Sometimes the biggest issue is block outlines, similar to those from Super Mario World. Remember when you had to visit Switch Palaces and jump on a special switch to make outlined coloured blocks become solid? ...No? Well, that's what you had to do. And that's what you need to do in Where Is My Heart? to fill in some empty block spaces to help you get to safety. And then there are just other hearts hovering in midair, awaiting you to rescue them from eternal tropospheric flotation. To get a perfect score, you have to collect every single one of them from every chapter. That's not an easy feat, especially since, due to a developer oversight, one heart is unobtainable. That's right: you can't get a perfect score. So don't bother. It won't win you friends or free danishes anyhow. You lose a heart (and a point) every time you die, and caring about high scores will bring more frustration than you deserve.
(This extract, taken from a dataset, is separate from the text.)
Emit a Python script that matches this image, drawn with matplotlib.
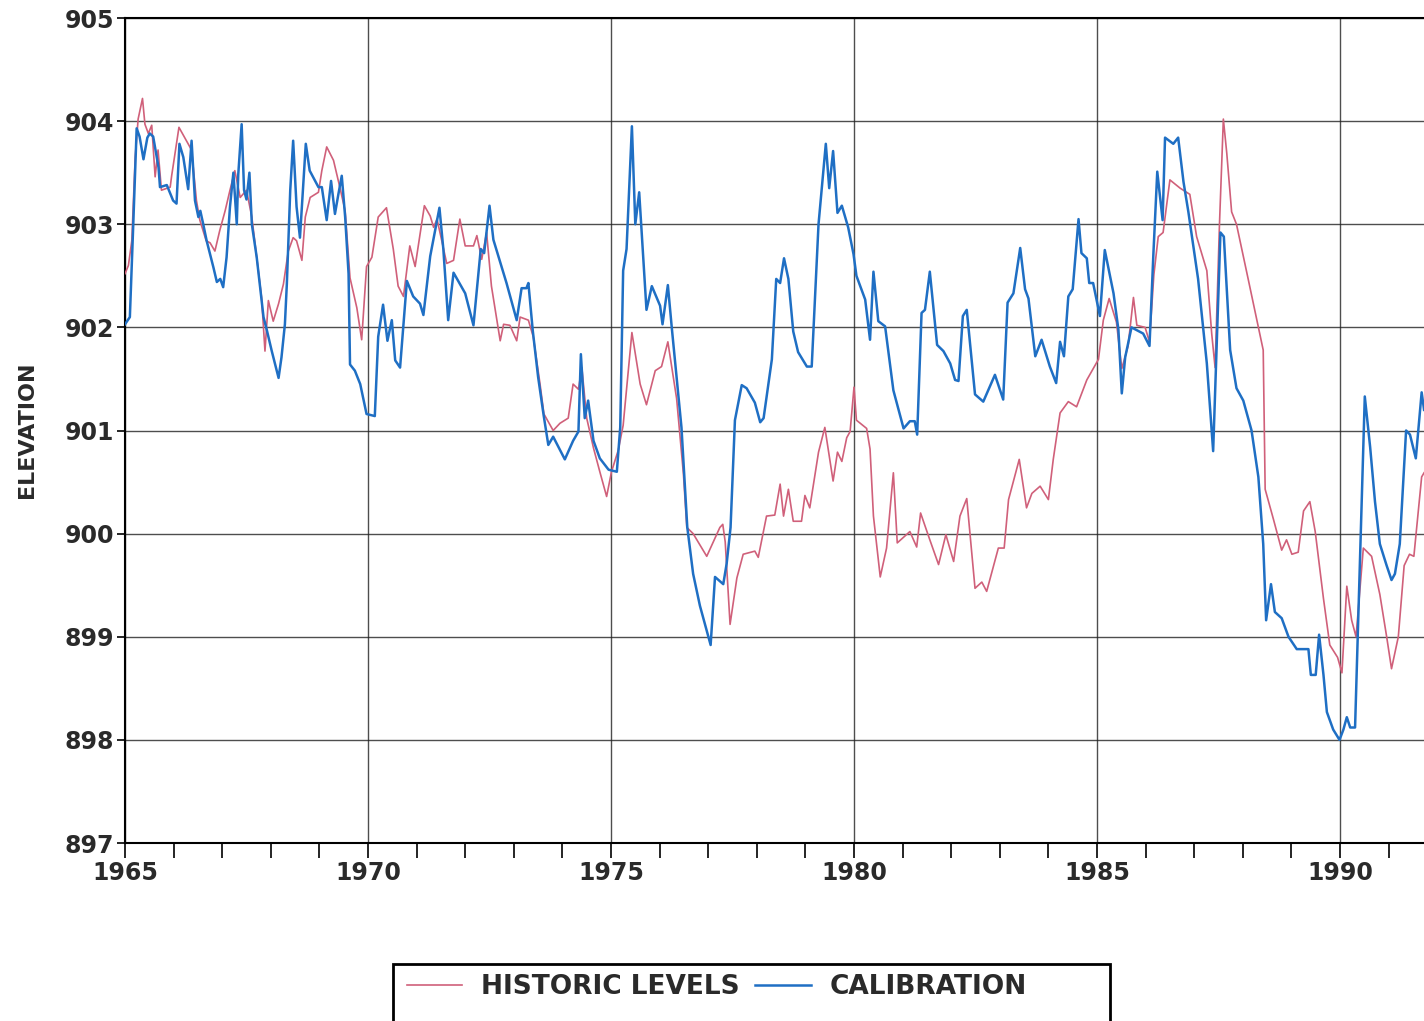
import matplotlib
matplotlib.use('Agg')
import matplotlib.pyplot as plt
from matplotlib.patches import Rectangle

# Calibration (blue)
calib_year = [1965.0, 1965.1, 1965.17, 1965.24, 1965.3, 1965.38, 1965.46, 1965.51, 1965.58, 1965.69,
              1965.72, 1965.86, 1965.99, 1966.06, 1966.12, 1966.2, 1966.3, 1966.37, 1966.44, 1966.51,
              1966.55, 1966.61, 1966.68, 1966.82, 1966.89, 1966.96, 1967.02, 1967.09, 1967.16, 1967.23,
              1967.3, 1967.33, 1967.4, 1967.45, 1967.5, 1967.56, 1967.61, 1967.71, 1967.85, 1967.92,
              1968.02, 1968.16, 1968.22, 1968.29, 1968.33, 1968.4, 1968.46, 1968.53, 1968.6, 1968.72,
              1968.8, 1968.98, 1969.05, 1969.15, 1969.24, 1969.32, 1969.39, 1969.46, 1969.53, 1969.6,
              1969.63, 1969.73, 1969.84, 1969.97, 1970.14, 1970.21, 1970.31, 1970.4, 1970.49, 1970.56,
              1970.66, 1970.8, 1970.93, 1971.07, 1971.14, 1971.28, 1971.47, 1971.55, 1971.65, 1971.76,
              1972.0, 1972.17, 1972.32, 1972.39, 1972.5, 1972.58, 1972.85, 1973.06, 1973.16, 1973.26,
              1973.3, 1973.39, 1973.5, 1973.61, 1973.71, 1973.81, 1974.05, 1974.22, 1974.33, 1974.38,
              1974.46, 1974.53, 1974.64, 1974.77, 1974.95, 1975.12, 1975.19, 1975.25, 1975.32, 1975.43,
              1975.5, 1975.58, 1975.63, 1975.73, 1975.84, 1976.01, 1976.06, 1976.17, 1976.25, 1976.45,
              1976.57, 1976.69, 1976.83, 1977.05, 1977.14, 1977.31, 1977.38, 1977.46, 1977.55, 1977.69,
              1977.79, 1977.96, 1978.07, 1978.14, 1978.31, 1978.4, 1978.48, 1978.56, 1978.65, 1978.75,
              1978.85, 1979.03, 1979.13, 1979.27, 1979.42, 1979.49, 1979.57, 1979.66, 1979.75, 1979.88,
              1979.99, 1980.05, 1980.23, 1980.33, 1980.4, 1980.5, 1980.64, 1980.81, 1981.02, 1981.15,
              1981.25, 1981.3, 1981.39, 1981.46, 1981.56, 1981.71, 1981.84, 1981.98, 1982.08, 1982.15,
              1982.24, 1982.32, 1982.49, 1982.66, 1982.9, 1983.07, 1983.16, 1983.28, 1983.42, 1983.52,
              1983.59, 1983.73, 1983.86, 1984.03, 1984.16, 1984.24, 1984.32, 1984.41, 1984.5, 1984.62,
              1984.68, 1984.79, 1984.84, 1984.92, 1985.06, 1985.16, 1985.34, 1985.44, 1985.51, 1985.58,
              1985.71, 1985.95, 1986.08, 1986.16, 1986.24, 1986.35, 1986.4, 1986.57, 1986.67, 1986.78,
              1986.88, 1987.08, 1987.26, 1987.39, 1987.46, 1987.54, 1987.61, 1987.74, 1987.87, 1988.01,
              1988.18, 1988.32, 1988.42, 1988.48, 1988.58, 1988.66, 1988.8, 1988.94, 1989.11, 1989.35,
              1989.4, 1989.5, 1989.57, 1989.66, 1989.73, 1989.86, 1989.99, 1990.07, 1990.14, 1990.21,
              1990.31, 1990.4, 1990.51, 1990.62, 1990.72, 1990.82, 1990.96, 1991.06, 1991.13, 1991.23,
              1991.36, 1991.44, 1991.56, 1991.68, 1991.73]
calib_elev = [902.03, 902.1, 903.0, 903.93, 903.85, 903.63, 903.84, 903.88, 903.85, 903.55,
              903.36, 903.38, 903.23, 903.2, 903.78, 903.65, 903.34, 903.81, 903.23, 903.07,
              903.13, 903.0, 902.84, 902.58, 902.44, 902.47, 902.39, 902.68, 903.17, 903.5,
              903.0, 903.48, 903.97, 903.33, 903.24, 903.5, 903.0, 902.68, 902.1, 901.97,
              901.77, 901.51, 901.71, 902.03, 902.42, 903.33, 903.81, 903.17, 902.87, 903.78,
              903.52, 903.36, 903.36, 903.04, 903.42, 903.1, 903.29, 903.47, 903.07, 902.52,
              901.64, 901.58, 901.45, 901.16, 901.14, 901.91, 902.22, 901.87, 902.07, 901.68,
              901.61, 902.45, 902.3, 902.23, 902.12, 902.69, 903.16, 902.76, 902.07, 902.53,
              902.33, 902.02, 902.76, 902.72, 903.18, 902.85, 902.43, 902.07, 902.38, 902.38,
              902.43, 901.97, 901.52, 901.16, 900.86, 900.94, 900.72, 900.9, 900.99, 901.74,
              901.12, 901.29, 900.9, 900.73, 900.62, 900.6, 901.03, 902.55, 902.76, 903.95,
              903.0, 903.31, 902.93, 902.17, 902.4, 902.21, 902.03, 902.41, 902.0, 901.03,
              900.06, 899.61, 899.3, 898.92, 899.58, 899.51, 899.71, 900.06, 901.1, 901.44,
              901.41, 901.27, 901.08, 901.12, 901.69, 902.47, 902.43, 902.67, 902.47, 901.96,
              901.76, 901.62, 901.62, 903.0, 903.78, 903.35, 903.71, 903.11, 903.18, 902.97,
              902.71, 902.5, 902.27, 901.88, 902.54, 902.06, 902.01, 901.39, 901.02, 901.09,
              901.09, 900.96, 902.14, 902.17, 902.54, 901.83, 901.77, 901.65, 901.49, 901.48,
              902.11, 902.17, 901.35, 901.28, 901.54, 901.3, 902.24, 902.33, 902.77, 902.37,
              902.28, 901.72, 901.88, 901.62, 901.46, 901.86, 901.72, 902.3, 902.37, 903.05,
              902.72, 902.67, 902.43, 902.43, 902.11, 902.75, 902.33, 901.98, 901.36, 901.71,
              902.0, 901.94, 901.82, 902.71, 903.51, 903.04, 903.84, 903.78, 903.84, 903.41,
              903.12, 902.47, 901.65, 900.8, 901.78, 902.92, 902.88, 901.78, 901.41, 901.29,
              901.0, 900.55, 899.9, 899.16, 899.51, 899.24, 899.18, 899.0, 898.88, 898.88,
              898.63, 898.63, 899.02, 898.63, 898.27, 898.1, 898.0, 898.1, 898.22, 898.12,
              898.12, 899.57, 901.33, 900.84, 900.31, 899.9, 899.69, 899.55, 899.61, 899.9,
              901.0, 900.96, 900.73, 901.37, 901.2]

# Historic levels (red)
hist_year = [1965.0, 1965.07, 1965.14, 1965.21, 1965.27, 1965.36, 1965.41, 1965.48, 1965.55, 1965.62,
             1965.68, 1965.75, 1965.93, 1965.96, 1966.11, 1966.3, 1966.37, 1966.47, 1966.54, 1966.67,
             1966.75, 1966.85, 1966.95, 1967.06, 1967.16, 1967.26, 1967.37, 1967.5, 1967.61, 1967.71,
             1967.81, 1967.88, 1967.95, 1968.05, 1968.16, 1968.26, 1968.36, 1968.46, 1968.53, 1968.64,
             1968.71, 1968.81, 1968.98, 1969.05, 1969.15, 1969.29, 1969.42, 1969.53, 1969.63, 1969.77,
             1969.87, 1969.97, 1970.08, 1970.21, 1970.38, 1970.52, 1970.62, 1970.73, 1970.86, 1970.97,
             1971.16, 1971.28, 1971.35, 1971.42, 1971.62, 1971.76, 1971.89, 1972.0, 1972.17, 1972.24,
             1972.34, 1972.44, 1972.54, 1972.72, 1972.79, 1972.92, 1973.06, 1973.13, 1973.3, 1973.4,
             1973.54, 1973.62, 1973.81, 1973.95, 1974.12, 1974.22, 1974.33, 1974.4, 1974.5, 1974.64,
             1974.77, 1974.91, 1975.01, 1975.15, 1975.25, 1975.43, 1975.6, 1975.73, 1975.91, 1976.04,
             1976.17, 1976.35, 1976.49, 1976.56, 1976.69, 1976.97, 1977.24, 1977.3, 1977.35, 1977.45,
             1977.59, 1977.72, 1977.96, 1978.03, 1978.2, 1978.37, 1978.48, 1978.55, 1978.65, 1978.75,
             1978.92, 1978.99, 1979.09, 1979.27, 1979.4, 1979.57, 1979.66, 1979.75, 1979.85, 1979.92,
             1980.0, 1980.05, 1980.26, 1980.33, 1980.4, 1980.54, 1980.67, 1980.81, 1980.89, 1981.15,
             1981.29, 1981.37, 1981.56, 1981.74, 1981.89, 1982.05, 1982.18, 1982.32, 1982.49, 1982.63,
             1982.73, 1982.97, 1983.09, 1983.18, 1983.4, 1983.55, 1983.66, 1983.83, 1984.0, 1984.1,
             1984.24, 1984.41, 1984.58, 1984.79, 1985.03, 1985.13, 1985.25, 1985.4, 1985.51, 1985.64,
             1985.75, 1985.82, 1985.99, 1986.08, 1986.17, 1986.26, 1986.36, 1986.5, 1986.71, 1986.91,
             1987.05, 1987.26, 1987.36, 1987.43, 1987.52, 1987.6, 1987.67, 1987.77, 1987.87, 1988.11,
             1988.32, 1988.42, 1988.46, 1988.63, 1988.8, 1988.9, 1989.01, 1989.14, 1989.25, 1989.38,
             1989.49, 1989.66, 1989.79, 1989.95, 1990.04, 1990.14, 1990.24, 1990.33, 1990.48, 1990.65,
             1990.82, 1990.96, 1991.06, 1991.2, 1991.32, 1991.43, 1991.52, 1991.68, 1991.73]
hist_elev = [902.52, 902.6, 902.84, 903.65, 904.02, 904.22, 903.97, 903.88, 903.96, 903.46,
             903.72, 903.33, 903.36, 903.47, 903.94, 903.78, 903.72, 903.23, 903.04, 902.84,
             902.82, 902.74, 902.94, 903.13, 903.33, 903.52, 903.26, 903.33, 903.07, 902.68,
             902.29, 901.77, 902.26, 902.06, 902.23, 902.42, 902.74, 902.87, 902.84, 902.65,
             903.07, 903.26, 903.31, 903.52, 903.75, 903.62, 903.36, 903.13, 902.48, 902.19,
             901.88, 902.59, 902.68, 903.07, 903.16, 902.76, 902.4, 902.3, 902.79, 902.59,
             903.18, 903.08, 902.97, 903.05, 902.62, 902.65, 903.05, 902.79, 902.79, 902.89,
             902.66, 902.92, 902.4, 901.87, 902.03, 902.02, 901.87, 902.1, 902.07, 901.91,
             901.45, 901.16, 901.0, 901.07, 901.12, 901.45, 901.4, 901.61, 901.12, 900.83,
             900.6, 900.36, 900.6, 900.81, 901.05, 901.95, 901.45, 901.25, 901.58, 901.62,
             901.86, 901.31, 900.58, 900.06, 900.0, 899.78, 900.06, 900.09, 899.92, 899.12,
             899.57, 899.8, 899.83, 899.77, 900.17, 900.18, 900.48, 900.17, 900.43, 900.12,
             900.12, 900.37, 900.25, 900.79, 901.03, 900.51, 900.79, 900.7, 900.93, 900.99,
             901.42, 901.1, 901.02, 900.82, 900.17, 899.58, 899.86, 900.59, 899.91, 900.02,
             899.87, 900.2, 899.94, 899.7, 899.99, 899.73, 900.17, 900.34, 899.47, 899.53,
             899.44, 899.86, 899.86, 900.33, 900.72, 900.25, 900.39, 900.46, 900.33, 900.72,
             901.17, 901.28, 901.23, 901.49, 901.69, 902.07, 902.28, 902.05, 901.6, 901.82,
             902.29, 902.02, 902.0, 901.86, 902.51, 902.88, 902.92, 903.43, 903.35, 903.29,
             902.88, 902.55, 901.94, 901.61, 903.0, 904.02, 903.69, 903.12, 903.0, 902.47,
             902.0, 901.78, 900.43, 900.14, 899.84, 899.94, 899.8, 899.82, 900.22, 900.31,
             900.02, 899.37, 898.92, 898.8, 898.65, 899.49, 899.16, 899.0, 899.86, 899.78,
             899.41, 899.0, 898.69, 899.0, 899.69, 899.8, 899.78, 900.55, 900.59]

year_ticks = [1965, 1970, 1975, 1980, 1985, 1990]
elev_ticks = [897, 898, 899, 900, 901, 902, 903, 904, 905]

plt.rcParams['font.family'] = ['DejaVu Sans']
plt.rcParams['font.weight'] = 'bold'
text_col = '#2a2a2a'

W, H = 1424, 1021
fig = plt.figure(figsize=(W / 100, H / 100), dpi=100)
ax = fig.add_axes([125 / W, 1 - 843 / H, 1 - 125 / W, (843 - 18) / H])

ax.plot(hist_year, hist_elev, color='#d0607a', lw=1.2, label='HISTORIC LEVELS', zorder=3)
ax.plot(calib_year, calib_elev, color='#1f6fc4', lw=1.8, label='CALIBRATION', zorder=4)

ax.set_xlim(1965, 1965 + (W - 125) / 48.6)
ax.set_ylim(897, 905)
ax.set_xticks(year_ticks)
ax.set_xticks(range(1965, 1992), minor=True)
ax.set_yticks(elev_ticks)
ax.tick_params(axis='x', which='both', direction='out', length=11, width=1.2,
               labelsize=17, pad=2, labelcolor=text_col)
ax.tick_params(axis='y', direction='out', length=6, width=1.2, labelsize=17, pad=2,
               labelcolor=text_col)
for lab in ax.get_xticklabels() + ax.get_yticklabels():
    lab.set_fontweight('bold')

ax.grid(True, which='major', color='#222222', lw=1.0, alpha=0.8)
ax.spines['right'].set_visible(False)
for s in ['left', 'bottom', 'top']:
    ax.spines[s].set_linewidth(1.5)

fig.text(27 / W, 1 - 430 / H, 'ELEVATION', rotation=90, ha='center', va='center',
         fontsize=16, fontweight='bold', color=text_col)

leg = fig.legend(loc='center left', bbox_to_anchor=(407 / W, 1 - 987 / H), ncol=2,
                 frameon=False, fontsize=19, handlelength=2.1, handletextpad=0.7,
                 columnspacing=0.6, borderpad=0, borderaxespad=0)
for t in leg.get_texts():
    t.set_fontweight('bold')
    t.set_color(text_col)
fig.patches.append(Rectangle((393 / W, 1 - 1030 / H), (1110 - 393) / W, 66 / H,
                             transform=fig.transFigure, fill=False, ec='black', lw=2))

fig.savefig('out.png', dpi=100)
So... will you live? Or will you die? Have no fear: it's not really that scary. Do you think you could be frightened by a game that looks like it was made in MS Paint? I think not. And don't expect any bloodcurdling music either: there is practically no music to speak of at all. The background is filled mostly with nature sounds that add to the ambiance but remain as impressive as a donkey with a little hat: mildly, but not very.

I'm not even sure if I like this game or hate it. It brought me sporadic bursts of enjoyment coupled with frustrations and physical headaches, the likes of which have only come about from excessively sleeping on my own face at two in the afternoon. And sometimes, the game seems arbitrarily full of itself. In between chapters, a picture of a monster character appears alongside a pretentious quote about itself that makes little sense. I guess this is what they mean when they say video games are an art form: it's about as intelligible as a cubist illustration of a johnnycake.

Where Is My Heart?: It's for people whose hobbies include rearranging squares into different sequences and finding meaning in art forms whether or not it is actually there.